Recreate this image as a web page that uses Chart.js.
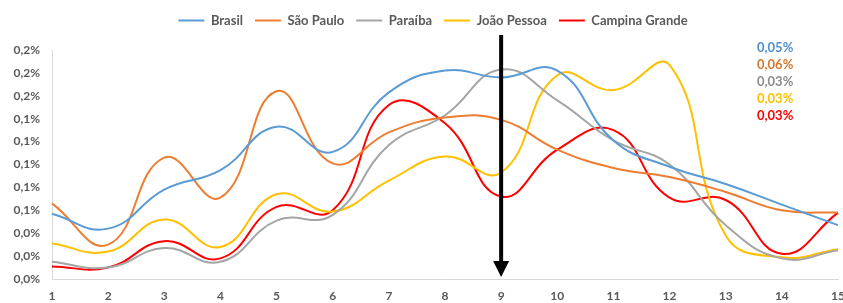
<!DOCTYPE html>
<html>
<head>
<meta charset="utf-8">
<script src="https://cdn.jsdelivr.net/npm/chart.js@4/dist/chart.umd.min.js"></script>
<style>
  html, body { margin: 0; padding: 0; background: #fff; }
  canvas { display: block; }
</style>
</head>
<body>
<canvas id="chart" width="843" height="303"></canvas>
<script>
const labels = ["1","2","3","4","5","6","7","8","9","10","11","12","13","14","15"];
const brasil        = [0.057, 0.044, 0.078, 0.095, 0.133, 0.111, 0.163, 0.182, 0.176, 0.182, 0.121, 0.098, 0.083, 0.065, 0.047];
const saoPaulo      = [0.066, 0.030, 0.106, 0.071, 0.164, 0.101, 0.128, 0.141, 0.139, 0.113, 0.097, 0.089, 0.076, 0.060, 0.058];
const paraiba       = [0.015, 0.010, 0.027, 0.015, 0.051, 0.056, 0.117, 0.143, 0.183, 0.156, 0.121, 0.100, 0.047, 0.018, 0.025];
const joaoPessoa    = [0.031, 0.024, 0.052, 0.028, 0.074, 0.059, 0.086, 0.107, 0.093, 0.178, 0.165, 0.187, 0.038, 0.019, 0.026];
const campinaGrande = [0.011, 0.010, 0.033, 0.018, 0.063, 0.060, 0.152, 0.136, 0.072, 0.113, 0.130, 0.071, 0.069, 0.022, 0.058];

const seriesNames  = ["Brasil", "São Paulo", "Paraíba", "João Pessoa", "Campina Grande"];
const seriesColors = ["#5B9BD5", "#ED7D31", "#A5A5A5", "#FFC000", "#FF0000"];
const sideNotes    = ["0,05%", "0,06%", "0,03%", "0,03%", "0,03%"];
const noteColors   = ["#4F8FD0", "#D2782F", "#8C8C8C", "#FFC000", "#FF0000"];
const arrowAt = "9";

const textGray = "#595959";
const fontFam = "Lato, 'Open Sans', sans-serif";

// push the plot area down below the legend, nudge legend right
const legendSpace = {
    id: "legendSpace",
    beforeInit(chart) {
        const origFit = chart.legend.fit;
        chart.legend.fit = function () {
            origFit.bind(chart.legend)();
            this.height += 13;
        };
    },
    afterLayout(chart) {
        chart.legend.left += 14;
        chart.legend.right += 14;
    }
};

// black arrow at x=9 and coloured notes on the right
const extras = {
    id: "extras",
    afterDatasetsDraw(chart) {
        const ctx = chart.ctx;
        const x = chart.scales.x.getPixelForValue(labels.indexOf(arrowAt));
        const top = chart.chartArea.top - 15;
        const bottom = chart.chartArea.bottom - 2;
        ctx.save();
        ctx.strokeStyle = "#000";
        ctx.fillStyle = "#000";
        ctx.lineWidth = 4;
        ctx.beginPath();
        ctx.moveTo(x, top);
        ctx.lineTo(x, bottom - 14);
        ctx.stroke();
        ctx.beginPath();
        ctx.moveTo(x - 8, bottom - 16);
        ctx.lineTo(x + 8, bottom - 16);
        ctx.lineTo(x, bottom);
        ctx.closePath();
        ctx.fill();

        ctx.font = "bold 13px " + fontFam;
        ctx.textAlign = "left";
        ctx.textBaseline = "middle";
        sideNotes.forEach((t, i) => {
            ctx.fillStyle = noteColors[i];
            ctx.fillText(t, 757, 48 + i * 17);
        });
        ctx.restore();
    }
};

const datasets = [brasil, saoPaulo, paraiba, joaoPessoa, campinaGrande].map((d, i) => ({
    label: seriesNames[i],
    data: d,
    borderColor: seriesColors[i],
    backgroundColor: seriesColors[i],
    borderWidth: 2,
    pointRadius: 0,
    tension: 0.45,
    fill: false
}));

new Chart(document.getElementById("chart").getContext("2d"), {
    type: "line",
    data: { labels: labels, datasets: datasets },
    plugins: [legendSpace, extras],
    options: {
        responsive: false,
        animation: false,
        layout: { padding: { left: 0, right: 5, top: 2, bottom: 0 } },
        plugins: {
            legend: {
                position: "top",
                labels: {
                    boxWidth: 26,
                    boxHeight: 2,
                    padding: 12,
                    color: textGray,
                    font: { family: fontFam, size: 13, weight: "bold" },
                    generateLabels(chart) {
                        return chart.data.datasets.map((ds, i) => ({
                            text: ds.label,
                            fillStyle: ds.borderColor,
                            strokeStyle: ds.borderColor,
                            lineWidth: 0,
                            fontColor: textGray,
                            datasetIndex: i
                        }));
                    }
                }
            },
            tooltip: { enabled: false }
        },
        scales: {
            x: {
                offset: false,
                afterFit(scale) { scale.paddingRight = 0; scale.height = 24; },
                grid: { display: false, drawTicks: false },
                border: { color: "#D9D9D9" },
                ticks: {
                    color: textGray,
                    padding: 10,
                    maxRotation: 0,
                    font: { family: fontFam, size: 12, weight: "bold" }
                }
            },
            y: {
                min: 0,
                max: 0.2,
                afterFit(scale) { scale.width = 52; },
                grid: { display: false, drawTicks: false },
                border: { color: "#D9D9D9" },
                ticks: {
                    stepSize: 0.02,
                    color: textGray,
                    padding: 12,
                    font: { family: fontFam, size: 12, weight: "bold" },
                    callback: v => v.toFixed(1).replace(".", ",") + "%"
                }
            }
        }
    }
});
</script>
</body>
</html>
=-=-=-=-=
→ EXERCISE INSTRUCTIONS:
Quote the listing above in full, except for the pictures.

→ ANSWER TO THE TASK:
Recreate this image as a web page that uses Chart.js.
<!DOCTYPE html>
<html>
<head>
<meta charset="utf-8">
<script src="https://cdn.jsdelivr.net/npm/chart.js@4/dist/chart.umd.min.js"></script>
<style>
  html, body { margin: 0; padding: 0; background: #fff; }
  canvas { display: block; }
</style>
</head>
<body>
<canvas id="chart" width="843" height="303"></canvas>
<script>
const labels = ["1","2","3","4","5","6","7","8","9","10","11","12","13","14","15"];
const brasil        = [0.057, 0.044, 0.078, 0.095, 0.133, 0.111, 0.163, 0.182, 0.176, 0.182, 0.121, 0.098, 0.083, 0.065, 0.047];
const saoPaulo      = [0.066, 0.030, 0.106, 0.071, 0.164, 0.101, 0.128, 0.141, 0.139, 0.113, 0.097, 0.089, 0.076, 0.060, 0.058];
const paraiba       = [0.015, 0.010, 0.027, 0.015, 0.051, 0.056, 0.117, 0.143, 0.183, 0.156, 0.121, 0.100, 0.047, 0.018, 0.025];
const joaoPessoa    = [0.031, 0.024, 0.052, 0.028, 0.074, 0.059, 0.086, 0.107, 0.093, 0.178, 0.165, 0.187, 0.038, 0.019, 0.026];
const campinaGrande = [0.011, 0.010, 0.033, 0.018, 0.063, 0.060, 0.152, 0.136, 0.072, 0.113, 0.130, 0.071, 0.069, 0.022, 0.058];

const seriesNames  = ["Brasil", "São Paulo", "Paraíba", "João Pessoa", "Campina Grande"];
const seriesColors = ["#5B9BD5", "#ED7D31", "#A5A5A5", "#FFC000", "#FF0000"];
const sideNotes    = ["0,05%", "0,06%", "0,03%", "0,03%", "0,03%"];
const noteColors   = ["#4F8FD0", "#D2782F", "#8C8C8C", "#FFC000", "#FF0000"];
const arrowAt = "9";

const textGray = "#595959";
const fontFam = "Lato, 'Open Sans', sans-serif";

// push the plot area down below the legend, nudge legend right
const legendSpace = {
    id: "legendSpace",
    beforeInit(chart) {
        const origFit = chart.legend.fit;
        chart.legend.fit = function () {
            origFit.bind(chart.legend)();
            this.height += 13;
        };
    },
    afterLayout(chart) {
        chart.legend.left += 14;
        chart.legend.right += 14;
    }
};

// black arrow at x=9 and coloured notes on the right
const extras = {
    id: "extras",
    afterDatasetsDraw(chart) {
        const ctx = chart.ctx;
        const x = chart.scales.x.getPixelForValue(labels.indexOf(arrowAt));
        const top = chart.chartArea.top - 15;
        const bottom = chart.chartArea.bottom - 2;
        ctx.save();
        ctx.strokeStyle = "#000";
        ctx.fillStyle = "#000";
        ctx.lineWidth = 4;
        ctx.beginPath();
        ctx.moveTo(x, top);
        ctx.lineTo(x, bottom - 14);
        ctx.stroke();
        ctx.beginPath();
        ctx.moveTo(x - 8, bottom - 16);
        ctx.lineTo(x + 8, bottom - 16);
        ctx.lineTo(x, bottom);
        ctx.closePath();
        ctx.fill();

        ctx.font = "bold 13px " + fontFam;
        ctx.textAlign = "left";
        ctx.textBaseline = "middle";
        sideNotes.forEach((t, i) => {
            ctx.fillStyle = noteColors[i];
            ctx.fillText(t, 757, 48 + i * 17);
        });
        ctx.restore();
    }
};

const datasets = [brasil, saoPaulo, paraiba, joaoPessoa, campinaGrande].map((d, i) => ({
    label: seriesNames[i],
    data: d,
    borderColor: seriesColors[i],
    backgroundColor: seriesColors[i],
    borderWidth: 2,
    pointRadius: 0,
    tension: 0.45,
    fill: false
}));

new Chart(document.getElementById("chart").getContext("2d"), {
    type: "line",
    data: { labels: labels, datasets: datasets },
    plugins: [legendSpace, extras],
    options: {
        responsive: false,
        animation: false,
        layout: { padding: { left: 0, right: 5, top: 2, bottom: 0 } },
        plugins: {
            legend: {
                position: "top",
                labels: {
                    boxWidth: 26,
                    boxHeight: 2,
                    padding: 12,
                    color: textGray,
                    font: { family: fontFam, size: 13, weight: "bold" },
                    generateLabels(chart) {
                        return chart.data.datasets.map((ds, i) => ({
                            text: ds.label,
                            fillStyle: ds.borderColor,
                            strokeStyle: ds.borderColor,
                            lineWidth: 0,
                            fontColor: textGray,
                            datasetIndex: i
                        }));
                    }
                }
            },
            tooltip: { enabled: false }
        },
        scales: {
            x: {
                offset: false,
                afterFit(scale) { scale.paddingRight = 0; scale.height = 24; },
                grid: { display: false, drawTicks: false },
                border: { color: "#D9D9D9" },
                ticks: {
                    color: textGray,
                    padding: 10,
                    maxRotation: 0,
                    font: { family: fontFam, size: 12, weight: "bold" }
                }
            },
            y: {
                min: 0,
                max: 0.2,
                afterFit(scale) { scale.width = 52; },
                grid: { display: false, drawTicks: false },
                border: { color: "#D9D9D9" },
                ticks: {
                    stepSize: 0.02,
                    color: textGray,
                    padding: 12,
                    font: { family: fontFam, size: 12, weight: "bold" },
                    callback: v => v.toFixed(1).replace(".", ",") + "%"
                }
            }
        }
    }
});
</script>
</body>
</html>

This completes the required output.